There are some weeks that feel like daily epiphanies — or daily slaps to the forehead, thinking, Hello! I knew this already. Why didn’t I think of it sooner?
Yesterday’s epiphany came from thinking about why so often I prefer fantasy over realistic fiction. I realized that it’s hard to pull off “ordinary” — the ordinary high school, ordinary girl/guy next door, ordinary problems as big deals. It can be done, of course, but as a reader I want the ordinary to be infused with a sense of wonder. I want to see it in a completely different way.
Like with this photo of the fish in the lightbulb: I know it’s photoshopped, but it’s so intriguing!
And all of that reminded me of one of the many amazing essays about creative writing theory that I read in grad school — this one called “In Search of Wonder” that Katherine Paterson gave as a lecture in 1997, where she says this:
Let me suggest that there are at least three aspects of wonder that we may find in a well-told story for children — not only in a children’s book, of course, but also there. There is the wonder of nature and human nature — we call it setting and characters. There is the wonder in the telling — language, style — how the story is told. And there is the wonder behind and beyond the story — the meaning of this story that ties us to the mystery of the meaning of our lives and of all creation — the story’s shape, flow, and theme.
Yes, yes, yes! That’s exactly what I want. I want to be in awe of all those things as I read: characters, setting, language, style, shape, flow, theme. None of them are allowed to be just ordinary, just any old setting or stock character. At least for me to be happy with a book.
And what this epiphany did for me was give me an angle for approaching my new vision (re-vision) of my WIP. I hate the chore of writing up character bios and all that. It’s just never worked well for me. But when I thought in terms of exploring the sense of wonder in my story, I got excited. I opened a fresh document, and I let myself just start writing the things that intrigue me about my characters, settings, etc.

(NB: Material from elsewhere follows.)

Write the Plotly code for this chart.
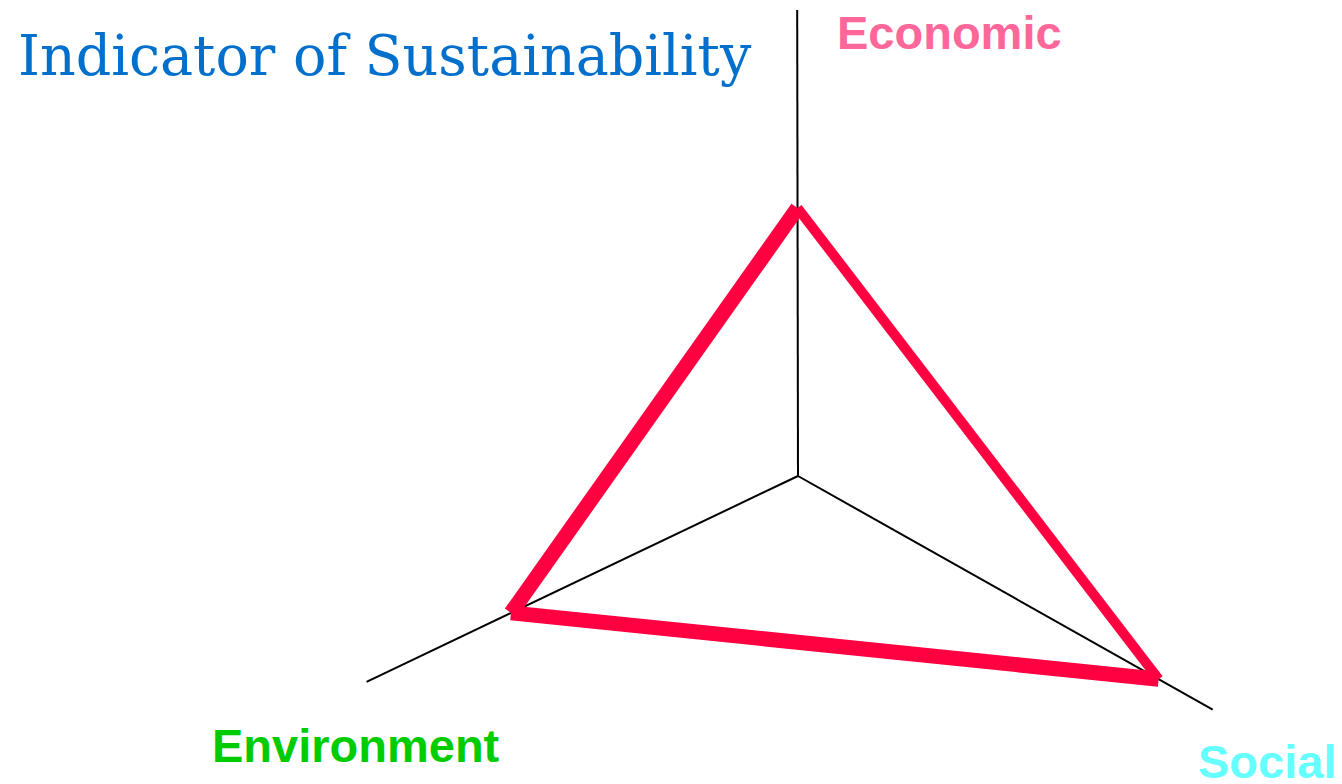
import numpy as np
import plotly.graph_objects as go

# ---- data ----
categories = ["Economic", "Environment", "Social"]
values = [268, 318, 414]            # indicator value along each axis
axis_extent = [466, 478, 476]       # full length of each axis
label_colors = ["#FF6699", "#00CC00", "#66FFFF"]
title_text = "Indicator of Sustainability"

# ---- layout geometry ----
W, H = 1342, 784
PAGE_OFF = 8                         # default body margin of the html page
cx, cy = 798, 476
angles_deg = [90.1, 205.5, -29.4]
edge_widths = {(0, 1): 15, (0, 2): 10, (2, 1): 15}
label_pos = [(835, 32, "left"), (210, 745, "left"), (1196, 761, "left")]

ang = np.radians(angles_deg)
def pt(r, a):
    return cx + r * np.cos(a), cy - r * np.sin(a)

fig = go.Figure()

# axes
for ext, a in zip(axis_extent, ang):
    x1, y1 = pt(ext, a)
    fig.add_trace(go.Scatter(x=[cx, x1], y=[cy, y1], mode="lines",
                             line=dict(color="black", width=2),
                             hoverinfo="skip", showlegend=False))

# indicator triangle
verts = [pt(v, a) for v, a in zip(values, ang)]
for (i, j), w in edge_widths.items():
    fig.add_trace(go.Scatter(x=[verts[i][0], verts[j][0]],
                             y=[verts[i][1], verts[j][1]],
                             mode="lines",
                             line=dict(color="#FF0040", width=w),
                             hoverinfo="skip", showlegend=False))

annotations = [dict(x=16, y=55, xref="x", yref="y", text=title_text,
                    showarrow=False, xanchor="left", yanchor="middle",
                    font=dict(family="DejaVu Serif", size=55.5, color="#0070CC"))]
for cat, col, (lx, ly, anc) in zip(categories, label_colors, label_pos):
    annotations.append(dict(x=lx, y=ly, xref="x", yref="y", text="<b>%s</b>" % cat,
                            showarrow=False, xanchor=anc, yanchor="middle",
                            font=dict(family="Liberation Sans", size=47, color=col)))

fig.update_layout(
    width=W, height=H, autosize=False,
    margin=dict(l=0, r=0, t=0, b=0),
    paper_bgcolor="white", plot_bgcolor="white",
    xaxis=dict(range=[PAGE_OFF, W + PAGE_OFF], visible=False, fixedrange=True),
    yaxis=dict(range=[H + PAGE_OFF, PAGE_OFF], visible=False, fixedrange=True),
    annotations=annotations,
)

fig.write_html("out.html")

Six single-spaced pages later, I had so many breakthroughs! I realized things about my characters, about the magic system I’ve got in place, and even about the settings that I was fumbling through before. And, best of all, all of these breakthroughs will help amp up that tension I’ve been struggling to find. And I think it’ll help make my entire story more intriguing.
Hooray! You have to love the epiphany days as a writer. Sometimes they’re tear-inducing epiphanies, like realizing you have to switch 300 pages from first present to third past, but every epiphany makes the story stronger.
Two months and a week until my next critique group deadline. If I can pull off everything I came up with in freewriting today, it’ll be an awesome manuscript with plenty of big changes.
Anybody else have a cool epiphany recently — not just about writing? I’d love to hear about it.